このように、人は知らず知らずのうちに、先に見た数字に影響を受けてしまいます。この実験によって、「アンカリング効果」が無視できない範囲で人間の認知に影響することがわかったのです。

「アンカリング効果」の英語訳

アンカリング効果を英語に訳すと、次のような表現になります。

  1. anchoring effect
    (アンカリング効果)

「アンカリング効果」は一般的に”anchoring effect”と書きます。

物理学用語にも「アンカリング」と呼ばれるものがありますが、そちらも”anchoring effect”と表現するため、使用には注意が必要です。

「二重価格表示」とは


「アンカリング効果」は、商品を売る上で非常に重要な効果です。しかし、この効果を悪用し、不当な価格表示をした場合には「二重価格表示」に該当する可能性があります。

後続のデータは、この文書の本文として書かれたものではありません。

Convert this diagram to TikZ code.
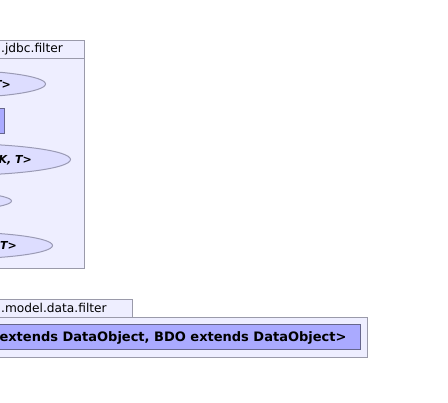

二重価格表示は景品表示法違反であり、消費者庁による措置命令が下されることになるため注意が必要です。

消費者庁のガイドラインによると、次の場合は二重価格表示になり得ます。

  • 同一ではない商品の価格を比較対照価格に用いて表示を行う場合
  • 比較対照価格に用いる価格について実際と異なる表示やあいまいな表示を行う場合
[出典:https://www.caa.go.jp/policies/policy/representation/fair_labeling/representation_regulation/double_price/]

つまり、異なる商品AとBがあり、「Aは1万円だが、Bはその半額の5千円にします」と書いた場合には二重価格表示に該当する可能性があります。

また、本来は1万円で販売している商品を「通常価格2万円のところ、6割引の8千円で販売します」と書いた場合も二重価格表示になります。

二重価格表示に該当するかどうかは消費者庁が公開しているガイドラインで確認できます。もし「アンカリング効果」を商業的に利用しようと考えている場合は、このガイドラインを一読しておきましょう。

まとめ

以上、この記事では「アンカリング効果」について解説しました。

読み方アンカリング効果(あんかりんぐこうか)
意味最初に提示された情報が基準になって、その後の意思決定が影響される効果
提唱者ダニエル・カーネマン、エイモス・トベルスキー
英語訳anchoring effect(アンカリング効果)

「アンカリング効果」は日常的に影響を受ける心理的効果です。商品を購入するときなどに、価値を釣り上げすぎていないか冷静に判断できるといいですね。